The dismal state of the economy in the last four years is best illustrated by ranks of the unemployed and under employed — which have swelled to 23 million people. The official unemployment rate, which remained above 8 percent for 43 months, is still an unacceptably high 7.9 percent. For minorities it’s much bleaker, with black unemployment now at 14.3 percent and Hispanic unemployment at 10 percent.
Meanwhile, the labor force participation rate — the percentage of the adult population that is employed or looking for work — has dropped from 65.7 percent when Obama took office to 63.6 in September. The lower number in part reflects workers who have simply given up looking for jobs. As a companion to the jobless rates, poverty is up, family incomes are down and enrollment in the nation’s food stamp program has risen from 31.9 million to 46.6 million recipients. President Obama’s rhetoric is all about helping the middle class, but his policies have crushed it.
In the midst of all this, the national debt increased more than $5 trillion to its current level of $16.1 trillion.

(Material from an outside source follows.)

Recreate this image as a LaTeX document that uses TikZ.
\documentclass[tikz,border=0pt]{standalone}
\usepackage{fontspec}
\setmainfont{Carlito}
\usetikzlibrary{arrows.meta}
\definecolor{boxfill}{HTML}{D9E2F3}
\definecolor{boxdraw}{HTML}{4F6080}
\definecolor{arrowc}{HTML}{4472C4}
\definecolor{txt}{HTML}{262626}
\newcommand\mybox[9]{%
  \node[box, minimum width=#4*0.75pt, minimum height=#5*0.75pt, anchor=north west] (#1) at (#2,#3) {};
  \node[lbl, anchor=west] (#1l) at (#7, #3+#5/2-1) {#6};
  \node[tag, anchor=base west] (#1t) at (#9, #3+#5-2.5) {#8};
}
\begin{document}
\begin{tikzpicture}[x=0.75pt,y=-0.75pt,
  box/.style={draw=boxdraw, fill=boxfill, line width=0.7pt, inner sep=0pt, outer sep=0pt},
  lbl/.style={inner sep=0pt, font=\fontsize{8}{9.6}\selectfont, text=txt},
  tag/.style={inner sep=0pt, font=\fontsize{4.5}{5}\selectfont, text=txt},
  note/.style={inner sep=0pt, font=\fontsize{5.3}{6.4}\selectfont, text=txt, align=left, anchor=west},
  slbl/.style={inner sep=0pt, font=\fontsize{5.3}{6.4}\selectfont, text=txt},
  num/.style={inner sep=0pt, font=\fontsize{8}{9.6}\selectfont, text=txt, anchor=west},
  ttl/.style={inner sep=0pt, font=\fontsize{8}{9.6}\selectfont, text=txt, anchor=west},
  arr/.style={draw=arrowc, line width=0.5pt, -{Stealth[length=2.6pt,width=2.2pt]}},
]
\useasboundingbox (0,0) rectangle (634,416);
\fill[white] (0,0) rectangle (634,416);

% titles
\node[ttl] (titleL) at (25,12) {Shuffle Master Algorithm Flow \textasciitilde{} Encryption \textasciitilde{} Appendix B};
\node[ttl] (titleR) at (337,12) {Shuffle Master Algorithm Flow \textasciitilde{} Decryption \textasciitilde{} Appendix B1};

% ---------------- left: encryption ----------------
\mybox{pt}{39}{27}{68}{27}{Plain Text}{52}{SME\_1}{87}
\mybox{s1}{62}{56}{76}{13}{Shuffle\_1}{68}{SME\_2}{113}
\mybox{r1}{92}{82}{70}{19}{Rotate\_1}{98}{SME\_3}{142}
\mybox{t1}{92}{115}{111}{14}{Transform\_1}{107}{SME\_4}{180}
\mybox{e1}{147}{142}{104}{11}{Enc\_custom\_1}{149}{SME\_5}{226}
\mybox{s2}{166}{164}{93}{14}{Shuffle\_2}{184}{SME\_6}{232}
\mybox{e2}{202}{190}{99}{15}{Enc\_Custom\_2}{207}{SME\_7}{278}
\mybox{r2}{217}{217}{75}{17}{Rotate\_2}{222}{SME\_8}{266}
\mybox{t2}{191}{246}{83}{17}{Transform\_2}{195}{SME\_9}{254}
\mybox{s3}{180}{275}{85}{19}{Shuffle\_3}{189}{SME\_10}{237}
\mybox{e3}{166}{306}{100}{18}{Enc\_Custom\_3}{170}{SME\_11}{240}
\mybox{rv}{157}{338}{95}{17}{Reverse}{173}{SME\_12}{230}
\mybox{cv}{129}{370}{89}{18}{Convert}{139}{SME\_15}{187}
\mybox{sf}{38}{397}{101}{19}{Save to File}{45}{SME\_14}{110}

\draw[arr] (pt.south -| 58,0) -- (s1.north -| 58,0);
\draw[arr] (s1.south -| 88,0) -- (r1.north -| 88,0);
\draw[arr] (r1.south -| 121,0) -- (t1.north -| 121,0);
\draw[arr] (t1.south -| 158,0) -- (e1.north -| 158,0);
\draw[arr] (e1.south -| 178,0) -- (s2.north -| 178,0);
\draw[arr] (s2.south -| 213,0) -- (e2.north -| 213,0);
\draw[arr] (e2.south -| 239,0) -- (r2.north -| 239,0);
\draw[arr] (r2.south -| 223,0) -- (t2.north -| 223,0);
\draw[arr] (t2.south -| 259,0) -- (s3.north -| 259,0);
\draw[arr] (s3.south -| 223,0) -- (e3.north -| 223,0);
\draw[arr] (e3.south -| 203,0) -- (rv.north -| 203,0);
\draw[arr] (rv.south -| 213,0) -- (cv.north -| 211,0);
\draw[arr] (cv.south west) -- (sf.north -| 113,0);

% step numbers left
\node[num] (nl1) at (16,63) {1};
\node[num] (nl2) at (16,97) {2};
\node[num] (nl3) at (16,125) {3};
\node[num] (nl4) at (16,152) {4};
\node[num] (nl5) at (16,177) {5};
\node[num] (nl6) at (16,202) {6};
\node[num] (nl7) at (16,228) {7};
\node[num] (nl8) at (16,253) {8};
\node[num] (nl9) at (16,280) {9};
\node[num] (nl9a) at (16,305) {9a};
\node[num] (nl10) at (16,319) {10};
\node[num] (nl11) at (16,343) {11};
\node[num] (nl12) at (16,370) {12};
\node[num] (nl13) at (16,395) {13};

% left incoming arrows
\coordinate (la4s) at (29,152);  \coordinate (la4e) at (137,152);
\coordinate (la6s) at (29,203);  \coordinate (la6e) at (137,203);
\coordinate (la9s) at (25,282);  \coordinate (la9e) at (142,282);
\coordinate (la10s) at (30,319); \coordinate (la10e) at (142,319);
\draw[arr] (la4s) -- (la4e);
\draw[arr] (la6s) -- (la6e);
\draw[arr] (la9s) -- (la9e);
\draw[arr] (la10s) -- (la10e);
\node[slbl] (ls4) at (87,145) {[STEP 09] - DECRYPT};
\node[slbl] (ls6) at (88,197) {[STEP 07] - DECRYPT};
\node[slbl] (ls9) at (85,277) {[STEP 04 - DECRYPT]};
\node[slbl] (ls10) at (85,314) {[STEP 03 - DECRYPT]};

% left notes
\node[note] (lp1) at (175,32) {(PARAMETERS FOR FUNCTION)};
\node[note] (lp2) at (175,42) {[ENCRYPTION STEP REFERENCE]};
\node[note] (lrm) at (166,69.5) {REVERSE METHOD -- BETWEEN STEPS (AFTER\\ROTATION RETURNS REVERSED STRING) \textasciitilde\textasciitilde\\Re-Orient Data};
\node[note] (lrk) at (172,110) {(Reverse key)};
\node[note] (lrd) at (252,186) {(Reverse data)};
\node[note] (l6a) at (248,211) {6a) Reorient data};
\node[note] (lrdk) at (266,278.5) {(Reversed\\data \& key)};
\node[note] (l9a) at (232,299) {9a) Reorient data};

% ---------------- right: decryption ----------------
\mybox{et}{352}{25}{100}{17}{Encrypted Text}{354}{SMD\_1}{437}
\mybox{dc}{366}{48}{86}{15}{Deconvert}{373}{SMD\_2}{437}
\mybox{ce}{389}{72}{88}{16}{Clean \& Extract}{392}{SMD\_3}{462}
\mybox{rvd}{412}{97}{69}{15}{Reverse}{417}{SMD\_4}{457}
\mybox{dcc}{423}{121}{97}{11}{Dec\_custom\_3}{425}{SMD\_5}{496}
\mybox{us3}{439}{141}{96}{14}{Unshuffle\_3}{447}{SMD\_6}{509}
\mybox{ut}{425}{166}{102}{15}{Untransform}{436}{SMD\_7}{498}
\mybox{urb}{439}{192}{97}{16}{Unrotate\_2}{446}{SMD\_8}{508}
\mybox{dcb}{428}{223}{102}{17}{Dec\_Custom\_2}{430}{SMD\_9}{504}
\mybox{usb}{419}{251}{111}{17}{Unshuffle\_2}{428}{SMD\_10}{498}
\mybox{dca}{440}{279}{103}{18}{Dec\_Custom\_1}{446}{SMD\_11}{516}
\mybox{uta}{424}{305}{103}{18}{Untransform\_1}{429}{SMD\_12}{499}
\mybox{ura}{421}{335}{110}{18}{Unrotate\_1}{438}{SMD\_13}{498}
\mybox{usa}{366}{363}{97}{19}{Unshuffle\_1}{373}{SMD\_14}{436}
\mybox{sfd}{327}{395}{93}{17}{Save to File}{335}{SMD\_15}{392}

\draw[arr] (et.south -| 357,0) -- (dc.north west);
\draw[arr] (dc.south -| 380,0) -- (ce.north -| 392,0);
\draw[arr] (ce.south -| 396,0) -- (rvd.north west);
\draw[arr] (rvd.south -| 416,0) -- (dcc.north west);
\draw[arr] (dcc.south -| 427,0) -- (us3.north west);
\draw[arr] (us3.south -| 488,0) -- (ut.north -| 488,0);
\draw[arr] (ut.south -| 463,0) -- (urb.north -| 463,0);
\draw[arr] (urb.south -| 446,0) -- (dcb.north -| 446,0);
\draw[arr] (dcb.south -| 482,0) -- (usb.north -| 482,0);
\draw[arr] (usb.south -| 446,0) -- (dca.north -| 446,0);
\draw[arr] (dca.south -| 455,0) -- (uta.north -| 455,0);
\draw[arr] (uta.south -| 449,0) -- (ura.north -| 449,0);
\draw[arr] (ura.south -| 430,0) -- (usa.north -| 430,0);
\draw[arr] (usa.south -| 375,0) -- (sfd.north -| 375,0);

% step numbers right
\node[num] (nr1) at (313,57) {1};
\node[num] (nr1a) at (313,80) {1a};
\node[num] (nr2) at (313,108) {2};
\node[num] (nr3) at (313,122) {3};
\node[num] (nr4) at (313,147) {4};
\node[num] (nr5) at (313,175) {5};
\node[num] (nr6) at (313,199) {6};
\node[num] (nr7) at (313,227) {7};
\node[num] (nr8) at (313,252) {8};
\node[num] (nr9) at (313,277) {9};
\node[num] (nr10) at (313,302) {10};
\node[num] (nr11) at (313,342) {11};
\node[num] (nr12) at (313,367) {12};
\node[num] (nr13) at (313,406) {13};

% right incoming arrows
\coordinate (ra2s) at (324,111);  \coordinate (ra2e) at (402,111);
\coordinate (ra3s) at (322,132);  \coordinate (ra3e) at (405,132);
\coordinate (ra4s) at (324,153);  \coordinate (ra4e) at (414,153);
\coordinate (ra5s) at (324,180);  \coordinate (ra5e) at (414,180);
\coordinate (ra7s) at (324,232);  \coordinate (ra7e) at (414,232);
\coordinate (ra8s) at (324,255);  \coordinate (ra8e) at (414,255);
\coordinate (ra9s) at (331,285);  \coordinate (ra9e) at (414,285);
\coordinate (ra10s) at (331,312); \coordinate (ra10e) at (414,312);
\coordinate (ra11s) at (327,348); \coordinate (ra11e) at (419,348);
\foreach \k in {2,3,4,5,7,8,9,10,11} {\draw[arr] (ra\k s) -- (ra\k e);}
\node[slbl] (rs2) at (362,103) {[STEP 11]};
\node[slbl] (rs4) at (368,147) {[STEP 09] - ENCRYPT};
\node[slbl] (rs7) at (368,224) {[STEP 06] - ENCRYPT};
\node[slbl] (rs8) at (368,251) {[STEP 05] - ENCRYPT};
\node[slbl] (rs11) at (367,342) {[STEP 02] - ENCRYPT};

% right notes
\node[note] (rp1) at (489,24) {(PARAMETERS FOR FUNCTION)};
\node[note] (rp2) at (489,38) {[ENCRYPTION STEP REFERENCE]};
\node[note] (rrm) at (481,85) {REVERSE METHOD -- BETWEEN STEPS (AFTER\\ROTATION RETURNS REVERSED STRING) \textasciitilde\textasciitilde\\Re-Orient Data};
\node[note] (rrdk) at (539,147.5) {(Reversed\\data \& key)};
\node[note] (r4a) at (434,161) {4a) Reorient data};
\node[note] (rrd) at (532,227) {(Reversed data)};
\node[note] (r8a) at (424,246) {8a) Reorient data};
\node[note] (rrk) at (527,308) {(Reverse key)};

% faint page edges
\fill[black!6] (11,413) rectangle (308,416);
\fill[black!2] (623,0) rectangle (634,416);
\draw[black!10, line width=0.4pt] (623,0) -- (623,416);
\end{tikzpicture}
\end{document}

The president has come nowhere close to meeting the measures he set for himself. While his inability over four years to right our economic ship by itself is grounds for change, the final straw was Obama’s recent statement that he was willing to trigger sequestration unless Congress approves tax increases on individuals with incomes above $200,000 and households over $250,000. Economists and leaders of both parties agree sequestration would be disastrous for the nation’s still-fragile economy and could lead to another recession. And they agree the added revenue won’t significantly stanch our flow of red ink. In other words, he is willing to send the country into recession for a talking point. And it really hits home here, as economists predict a direct jobs hit of 20,000 in New Mexico if sequestration kicks in. We don’t need that.
Romney’s economic philosophy is that the private sector, not increased government, is the engine of job growth and that the government’s role is to carefully encourage and nurture it. His views on tax reform include caps on or the elimination of some deductions coupled with lower marginal rates. His political appointees to key departments like the Environmental Protection Agency, the Justice Department and the Federal Trade Commission could be expected to create a regulatory atmosphere that would be charged with protecting Americans but also be more friendly to economic growth and investment — and thus, job creation. He would enhance America’s energy independence by supporting all sources, from wind and solar to oil, gas and nuclear.
Romney’s ability to work with people of all stripes led to his successes as a private businessman, as the governor of Massachusetts and as the CEO of the 2002 Winter Olympics Organizing Committee.
In 1999, as the Salt Lake City Olympics organization stumbled under the weight of a bribery scandal, Romney was asked to take over. He is credited with restoring credibility and calming nervous sponsors, bringing spending under control and producing a well-regarded winter games.
As governor, Romney worked with an overwhelmingly Democratic legislature to erase a $3 billion state government deficit. Though he opposes the ACA in its current form, he signed into law a popular Massachusetts health care program with many similar characteristics. This bipartisan experience will be invaluable as the ACA continues to be developed and refined — or in establishing a replacement if it is repealed.
Romney’s business successes made him a rich man. Though critics question some of his investments and strategies, in many cases they helped save American companies and jobs. Romney says his experience will help bring about an economic climate that reduces unemployment.
He supports a strong national defense and would promote “a pathway to get the Muslim world to be able to reject extremism on its own.” That will take recognizing violent acts as what they are: terrorism.
This election, Americans are offered the choice between more of the same or a change that moves us toward economic recovery and a more secure place in the world. Mitt Romney is the one to take us there.